** start of Supplied material **

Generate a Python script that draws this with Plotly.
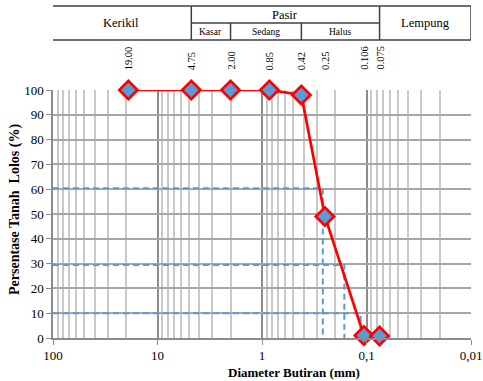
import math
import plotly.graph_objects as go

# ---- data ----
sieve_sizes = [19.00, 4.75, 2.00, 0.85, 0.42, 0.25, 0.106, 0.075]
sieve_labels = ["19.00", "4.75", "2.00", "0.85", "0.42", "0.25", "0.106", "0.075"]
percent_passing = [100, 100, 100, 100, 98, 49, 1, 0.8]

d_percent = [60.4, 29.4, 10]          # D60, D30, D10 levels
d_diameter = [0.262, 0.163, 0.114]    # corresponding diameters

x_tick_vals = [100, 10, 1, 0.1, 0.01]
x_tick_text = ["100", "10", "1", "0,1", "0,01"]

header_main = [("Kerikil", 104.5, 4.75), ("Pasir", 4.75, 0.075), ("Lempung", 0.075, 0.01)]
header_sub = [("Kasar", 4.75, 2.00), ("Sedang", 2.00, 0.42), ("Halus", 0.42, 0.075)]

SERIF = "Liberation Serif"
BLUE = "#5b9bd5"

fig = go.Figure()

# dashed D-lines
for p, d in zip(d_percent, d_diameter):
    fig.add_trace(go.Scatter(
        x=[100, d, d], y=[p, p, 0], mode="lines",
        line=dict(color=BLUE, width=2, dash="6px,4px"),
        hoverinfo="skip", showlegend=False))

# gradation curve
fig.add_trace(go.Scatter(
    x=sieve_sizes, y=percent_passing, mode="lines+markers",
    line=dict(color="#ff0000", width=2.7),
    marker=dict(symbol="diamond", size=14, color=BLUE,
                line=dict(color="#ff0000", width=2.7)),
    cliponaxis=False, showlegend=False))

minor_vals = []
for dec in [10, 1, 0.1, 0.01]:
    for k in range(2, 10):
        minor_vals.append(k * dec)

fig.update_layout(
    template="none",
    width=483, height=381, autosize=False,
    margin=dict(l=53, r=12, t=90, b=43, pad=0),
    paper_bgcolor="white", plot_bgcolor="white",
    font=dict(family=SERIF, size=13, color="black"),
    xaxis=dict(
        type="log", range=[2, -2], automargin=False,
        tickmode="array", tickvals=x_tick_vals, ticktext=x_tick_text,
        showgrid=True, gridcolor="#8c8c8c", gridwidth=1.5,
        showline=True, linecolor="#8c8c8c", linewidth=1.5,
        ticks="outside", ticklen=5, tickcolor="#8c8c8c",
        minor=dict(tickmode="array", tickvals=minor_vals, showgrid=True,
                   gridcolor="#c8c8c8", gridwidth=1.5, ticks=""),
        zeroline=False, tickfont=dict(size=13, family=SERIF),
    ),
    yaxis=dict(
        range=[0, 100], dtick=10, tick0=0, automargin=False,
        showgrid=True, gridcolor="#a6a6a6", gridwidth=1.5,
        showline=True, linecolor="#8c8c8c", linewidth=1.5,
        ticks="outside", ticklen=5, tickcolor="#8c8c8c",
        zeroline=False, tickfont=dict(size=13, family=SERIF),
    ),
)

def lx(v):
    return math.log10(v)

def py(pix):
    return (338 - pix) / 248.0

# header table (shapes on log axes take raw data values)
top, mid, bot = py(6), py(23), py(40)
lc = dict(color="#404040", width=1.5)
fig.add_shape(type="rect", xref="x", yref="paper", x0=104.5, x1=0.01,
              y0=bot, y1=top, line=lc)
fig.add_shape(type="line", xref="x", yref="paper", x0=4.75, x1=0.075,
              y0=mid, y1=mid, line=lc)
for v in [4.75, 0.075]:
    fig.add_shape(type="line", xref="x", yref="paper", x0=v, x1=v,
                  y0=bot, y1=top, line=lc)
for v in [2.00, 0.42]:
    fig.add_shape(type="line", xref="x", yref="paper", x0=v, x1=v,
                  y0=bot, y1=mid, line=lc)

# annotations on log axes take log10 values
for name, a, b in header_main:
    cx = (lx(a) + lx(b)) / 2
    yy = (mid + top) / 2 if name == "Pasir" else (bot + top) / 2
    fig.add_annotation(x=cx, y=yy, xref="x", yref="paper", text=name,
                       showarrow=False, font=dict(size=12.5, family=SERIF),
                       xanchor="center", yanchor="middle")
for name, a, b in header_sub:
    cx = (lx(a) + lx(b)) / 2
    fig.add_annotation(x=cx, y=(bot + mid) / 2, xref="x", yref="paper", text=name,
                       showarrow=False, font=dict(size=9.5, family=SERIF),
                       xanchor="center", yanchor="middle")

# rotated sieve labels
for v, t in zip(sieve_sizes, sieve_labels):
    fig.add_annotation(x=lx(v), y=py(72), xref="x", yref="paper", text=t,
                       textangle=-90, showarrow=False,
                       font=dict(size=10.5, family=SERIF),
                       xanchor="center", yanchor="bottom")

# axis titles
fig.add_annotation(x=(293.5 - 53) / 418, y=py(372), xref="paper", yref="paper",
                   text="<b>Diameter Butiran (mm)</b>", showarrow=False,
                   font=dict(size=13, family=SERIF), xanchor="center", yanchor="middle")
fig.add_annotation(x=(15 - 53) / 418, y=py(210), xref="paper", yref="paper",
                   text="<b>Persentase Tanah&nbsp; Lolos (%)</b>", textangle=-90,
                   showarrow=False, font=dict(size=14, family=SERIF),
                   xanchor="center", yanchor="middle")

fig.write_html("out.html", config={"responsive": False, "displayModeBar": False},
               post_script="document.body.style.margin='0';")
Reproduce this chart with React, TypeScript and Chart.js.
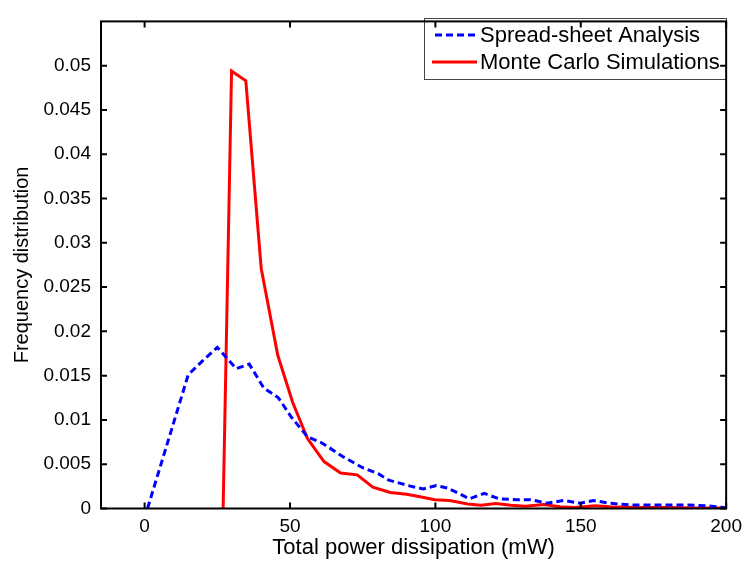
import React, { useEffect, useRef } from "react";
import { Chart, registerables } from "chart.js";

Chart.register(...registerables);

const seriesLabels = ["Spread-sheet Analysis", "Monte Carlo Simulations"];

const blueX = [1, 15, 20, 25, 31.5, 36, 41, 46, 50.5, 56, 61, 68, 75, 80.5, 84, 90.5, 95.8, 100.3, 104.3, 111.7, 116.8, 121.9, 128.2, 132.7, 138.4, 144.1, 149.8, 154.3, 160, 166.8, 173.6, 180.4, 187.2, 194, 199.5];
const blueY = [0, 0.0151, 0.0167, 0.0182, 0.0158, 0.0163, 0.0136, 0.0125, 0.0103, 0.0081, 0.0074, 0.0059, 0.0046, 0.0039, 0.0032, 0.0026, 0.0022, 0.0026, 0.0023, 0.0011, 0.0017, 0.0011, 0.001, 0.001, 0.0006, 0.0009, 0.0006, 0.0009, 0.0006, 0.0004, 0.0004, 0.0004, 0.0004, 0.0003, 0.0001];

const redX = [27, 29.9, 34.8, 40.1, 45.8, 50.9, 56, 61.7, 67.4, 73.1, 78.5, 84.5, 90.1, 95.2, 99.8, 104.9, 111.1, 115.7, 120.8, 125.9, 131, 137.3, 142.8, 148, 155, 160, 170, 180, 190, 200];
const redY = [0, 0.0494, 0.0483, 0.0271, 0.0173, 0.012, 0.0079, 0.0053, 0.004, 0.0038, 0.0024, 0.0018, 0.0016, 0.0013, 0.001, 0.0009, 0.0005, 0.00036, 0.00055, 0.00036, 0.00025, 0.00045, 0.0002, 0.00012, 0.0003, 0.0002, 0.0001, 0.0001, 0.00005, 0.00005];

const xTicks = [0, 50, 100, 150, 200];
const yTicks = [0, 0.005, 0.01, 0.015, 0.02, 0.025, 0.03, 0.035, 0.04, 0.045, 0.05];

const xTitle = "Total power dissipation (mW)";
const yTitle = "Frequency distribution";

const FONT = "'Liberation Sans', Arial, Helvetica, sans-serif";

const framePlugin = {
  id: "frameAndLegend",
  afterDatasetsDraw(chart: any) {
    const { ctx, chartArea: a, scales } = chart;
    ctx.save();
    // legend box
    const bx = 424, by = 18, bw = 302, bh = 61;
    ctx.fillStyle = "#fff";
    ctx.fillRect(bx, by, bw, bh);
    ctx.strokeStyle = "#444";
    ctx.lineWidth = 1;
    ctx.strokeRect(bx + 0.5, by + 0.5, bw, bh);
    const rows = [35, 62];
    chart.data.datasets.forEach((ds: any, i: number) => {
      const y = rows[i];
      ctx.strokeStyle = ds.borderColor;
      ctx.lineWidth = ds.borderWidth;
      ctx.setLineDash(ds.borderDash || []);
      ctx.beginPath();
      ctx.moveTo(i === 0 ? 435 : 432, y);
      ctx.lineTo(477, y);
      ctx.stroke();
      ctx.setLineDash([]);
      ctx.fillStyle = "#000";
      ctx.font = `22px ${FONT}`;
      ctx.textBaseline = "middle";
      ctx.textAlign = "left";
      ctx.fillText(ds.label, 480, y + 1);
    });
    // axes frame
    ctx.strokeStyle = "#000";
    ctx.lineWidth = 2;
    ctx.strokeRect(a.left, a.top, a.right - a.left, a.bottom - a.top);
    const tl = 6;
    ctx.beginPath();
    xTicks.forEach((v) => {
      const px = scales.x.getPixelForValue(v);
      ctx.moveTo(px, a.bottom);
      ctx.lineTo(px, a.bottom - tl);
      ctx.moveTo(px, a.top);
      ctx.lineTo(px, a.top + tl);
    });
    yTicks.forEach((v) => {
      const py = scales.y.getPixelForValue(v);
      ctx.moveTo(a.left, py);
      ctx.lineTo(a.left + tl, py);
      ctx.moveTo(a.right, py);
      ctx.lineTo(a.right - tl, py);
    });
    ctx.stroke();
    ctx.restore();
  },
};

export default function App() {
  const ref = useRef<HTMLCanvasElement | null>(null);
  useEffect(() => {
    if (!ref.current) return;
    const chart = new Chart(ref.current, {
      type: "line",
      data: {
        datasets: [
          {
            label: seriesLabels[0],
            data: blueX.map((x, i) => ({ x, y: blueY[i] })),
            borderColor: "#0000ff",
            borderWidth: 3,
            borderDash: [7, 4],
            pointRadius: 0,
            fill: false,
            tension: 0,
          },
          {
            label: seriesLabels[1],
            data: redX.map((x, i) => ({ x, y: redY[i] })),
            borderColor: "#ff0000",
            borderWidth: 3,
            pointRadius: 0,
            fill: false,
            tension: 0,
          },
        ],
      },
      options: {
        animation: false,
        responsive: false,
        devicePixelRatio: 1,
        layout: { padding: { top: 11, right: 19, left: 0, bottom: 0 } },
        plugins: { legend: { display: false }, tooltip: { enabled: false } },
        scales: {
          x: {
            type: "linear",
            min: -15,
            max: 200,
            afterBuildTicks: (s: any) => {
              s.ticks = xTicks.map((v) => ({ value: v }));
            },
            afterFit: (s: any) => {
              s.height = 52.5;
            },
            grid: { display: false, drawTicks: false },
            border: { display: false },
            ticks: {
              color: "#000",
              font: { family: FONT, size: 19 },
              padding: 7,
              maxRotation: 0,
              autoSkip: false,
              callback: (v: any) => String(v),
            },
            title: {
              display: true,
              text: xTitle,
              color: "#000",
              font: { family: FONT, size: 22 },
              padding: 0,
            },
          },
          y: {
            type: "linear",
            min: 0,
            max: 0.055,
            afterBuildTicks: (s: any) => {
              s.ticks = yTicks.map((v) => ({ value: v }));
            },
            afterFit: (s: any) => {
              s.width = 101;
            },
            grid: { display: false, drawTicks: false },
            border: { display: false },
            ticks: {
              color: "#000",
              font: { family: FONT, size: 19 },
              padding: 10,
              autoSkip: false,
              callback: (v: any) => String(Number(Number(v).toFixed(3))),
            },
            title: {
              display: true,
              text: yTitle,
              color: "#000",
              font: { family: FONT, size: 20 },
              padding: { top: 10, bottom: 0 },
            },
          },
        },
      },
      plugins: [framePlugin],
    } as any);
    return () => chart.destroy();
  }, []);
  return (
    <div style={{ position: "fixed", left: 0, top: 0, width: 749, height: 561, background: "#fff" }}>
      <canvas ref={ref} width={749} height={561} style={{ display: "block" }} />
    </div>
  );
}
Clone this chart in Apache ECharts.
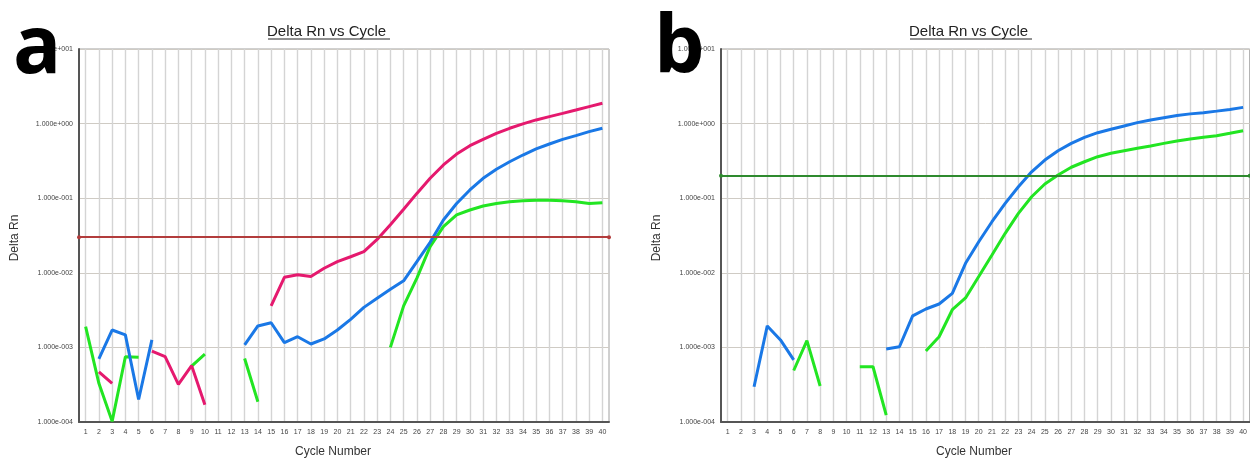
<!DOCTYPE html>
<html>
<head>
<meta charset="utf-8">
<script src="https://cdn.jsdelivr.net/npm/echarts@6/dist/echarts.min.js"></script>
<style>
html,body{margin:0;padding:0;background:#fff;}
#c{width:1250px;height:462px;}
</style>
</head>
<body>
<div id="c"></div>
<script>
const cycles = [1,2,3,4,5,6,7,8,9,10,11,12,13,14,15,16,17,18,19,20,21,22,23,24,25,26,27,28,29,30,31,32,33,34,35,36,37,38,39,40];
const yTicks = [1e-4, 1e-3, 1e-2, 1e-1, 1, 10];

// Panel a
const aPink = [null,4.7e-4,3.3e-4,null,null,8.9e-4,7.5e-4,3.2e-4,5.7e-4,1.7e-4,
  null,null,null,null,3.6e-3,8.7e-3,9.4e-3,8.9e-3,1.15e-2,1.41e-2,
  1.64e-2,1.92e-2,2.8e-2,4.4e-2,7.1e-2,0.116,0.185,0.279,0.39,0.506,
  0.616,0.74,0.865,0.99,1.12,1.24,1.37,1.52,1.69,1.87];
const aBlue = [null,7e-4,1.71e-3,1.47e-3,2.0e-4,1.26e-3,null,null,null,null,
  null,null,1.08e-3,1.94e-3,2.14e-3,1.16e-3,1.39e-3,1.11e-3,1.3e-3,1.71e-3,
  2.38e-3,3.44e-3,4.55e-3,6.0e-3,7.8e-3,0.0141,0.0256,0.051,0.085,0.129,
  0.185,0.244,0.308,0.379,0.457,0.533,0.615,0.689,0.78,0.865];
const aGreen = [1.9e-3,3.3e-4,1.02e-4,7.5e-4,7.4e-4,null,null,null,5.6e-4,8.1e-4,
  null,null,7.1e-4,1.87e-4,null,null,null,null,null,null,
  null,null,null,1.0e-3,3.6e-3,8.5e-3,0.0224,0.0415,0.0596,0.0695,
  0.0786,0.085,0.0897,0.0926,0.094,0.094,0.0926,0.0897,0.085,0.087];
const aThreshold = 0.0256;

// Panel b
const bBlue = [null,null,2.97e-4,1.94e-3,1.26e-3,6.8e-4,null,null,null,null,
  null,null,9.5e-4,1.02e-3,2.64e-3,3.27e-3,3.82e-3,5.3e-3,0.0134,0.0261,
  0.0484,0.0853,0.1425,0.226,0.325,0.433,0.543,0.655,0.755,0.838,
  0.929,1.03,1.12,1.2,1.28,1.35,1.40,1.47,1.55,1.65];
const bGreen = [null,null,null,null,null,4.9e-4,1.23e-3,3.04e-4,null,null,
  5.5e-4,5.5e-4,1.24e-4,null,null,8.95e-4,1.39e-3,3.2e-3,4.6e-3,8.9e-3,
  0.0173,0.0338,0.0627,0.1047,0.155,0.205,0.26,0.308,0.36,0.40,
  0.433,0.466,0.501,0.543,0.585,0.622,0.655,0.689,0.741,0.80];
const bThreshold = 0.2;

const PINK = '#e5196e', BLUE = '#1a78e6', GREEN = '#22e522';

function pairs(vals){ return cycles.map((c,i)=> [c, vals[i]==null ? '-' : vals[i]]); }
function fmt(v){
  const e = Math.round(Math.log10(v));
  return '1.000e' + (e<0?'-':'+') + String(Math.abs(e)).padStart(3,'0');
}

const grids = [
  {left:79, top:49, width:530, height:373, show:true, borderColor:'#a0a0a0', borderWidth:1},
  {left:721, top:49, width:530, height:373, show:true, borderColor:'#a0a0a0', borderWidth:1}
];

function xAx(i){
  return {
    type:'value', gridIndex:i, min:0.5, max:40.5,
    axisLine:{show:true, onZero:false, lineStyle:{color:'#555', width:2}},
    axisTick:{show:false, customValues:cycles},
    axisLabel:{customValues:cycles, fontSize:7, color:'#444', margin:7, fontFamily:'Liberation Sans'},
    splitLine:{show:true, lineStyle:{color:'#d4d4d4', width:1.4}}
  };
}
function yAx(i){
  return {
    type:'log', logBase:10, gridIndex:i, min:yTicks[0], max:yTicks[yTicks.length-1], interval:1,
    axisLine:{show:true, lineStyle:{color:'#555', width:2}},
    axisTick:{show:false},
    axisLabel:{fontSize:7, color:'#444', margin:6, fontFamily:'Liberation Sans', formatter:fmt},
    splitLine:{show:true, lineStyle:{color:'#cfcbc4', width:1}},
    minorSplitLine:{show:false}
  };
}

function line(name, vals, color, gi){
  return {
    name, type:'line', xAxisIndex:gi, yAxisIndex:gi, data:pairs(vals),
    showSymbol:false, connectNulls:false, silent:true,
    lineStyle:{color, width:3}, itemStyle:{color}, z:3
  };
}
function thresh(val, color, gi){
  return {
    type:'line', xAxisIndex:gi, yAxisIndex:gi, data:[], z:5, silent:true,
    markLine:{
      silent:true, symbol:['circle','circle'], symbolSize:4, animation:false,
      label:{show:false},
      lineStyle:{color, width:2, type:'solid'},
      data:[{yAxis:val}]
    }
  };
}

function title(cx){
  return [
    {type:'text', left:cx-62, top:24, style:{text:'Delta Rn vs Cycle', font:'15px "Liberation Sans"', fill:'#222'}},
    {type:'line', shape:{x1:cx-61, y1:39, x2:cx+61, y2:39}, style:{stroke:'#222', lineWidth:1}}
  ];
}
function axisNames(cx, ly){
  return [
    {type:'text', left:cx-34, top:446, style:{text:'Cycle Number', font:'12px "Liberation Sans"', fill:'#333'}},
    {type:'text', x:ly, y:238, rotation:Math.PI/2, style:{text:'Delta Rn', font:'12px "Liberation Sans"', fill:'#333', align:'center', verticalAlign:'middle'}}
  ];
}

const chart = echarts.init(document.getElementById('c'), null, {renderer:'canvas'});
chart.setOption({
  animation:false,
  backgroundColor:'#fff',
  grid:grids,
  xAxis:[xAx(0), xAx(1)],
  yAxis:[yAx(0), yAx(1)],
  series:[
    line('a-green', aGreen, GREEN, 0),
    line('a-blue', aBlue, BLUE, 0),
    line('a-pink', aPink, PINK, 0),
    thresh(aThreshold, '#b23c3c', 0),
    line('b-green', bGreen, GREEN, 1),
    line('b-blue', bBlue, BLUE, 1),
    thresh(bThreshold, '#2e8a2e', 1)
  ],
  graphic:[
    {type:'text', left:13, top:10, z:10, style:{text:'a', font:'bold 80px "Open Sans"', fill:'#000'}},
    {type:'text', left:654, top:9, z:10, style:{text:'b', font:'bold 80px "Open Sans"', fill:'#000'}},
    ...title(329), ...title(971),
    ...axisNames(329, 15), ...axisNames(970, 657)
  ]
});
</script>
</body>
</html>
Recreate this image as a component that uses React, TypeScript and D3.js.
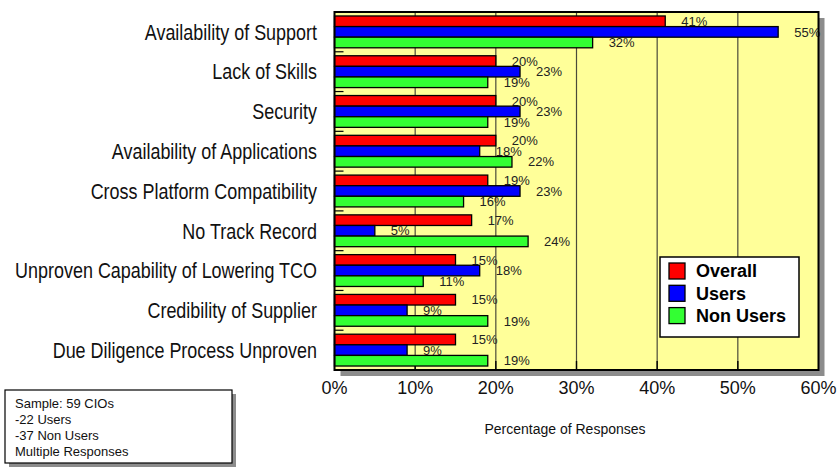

** end of Supplied material **

* Your instructions
Above are the records. Copy only the lines from the one with "Clone this chart in Apache ECharts." through the one with "const yTicks = [1e-4, 1e-3, 1e-2, 1e-1, 1, 10];", exactly, with no pictures.

* Task result
Clone this chart in Apache ECharts.
<!DOCTYPE html>
<html>
<head>
<meta charset="utf-8">
<script src="https://cdn.jsdelivr.net/npm/echarts@6/dist/echarts.min.js"></script>
<style>
html,body{margin:0;padding:0;background:#fff;}
#c{width:1250px;height:462px;}
</style>
</head>
<body>
<div id="c"></div>
<script>
const cycles = [1,2,3,4,5,6,7,8,9,10,11,12,13,14,15,16,17,18,19,20,21,22,23,24,25,26,27,28,29,30,31,32,33,34,35,36,37,38,39,40];
const yTicks = [1e-4, 1e-3, 1e-2, 1e-1, 1, 10];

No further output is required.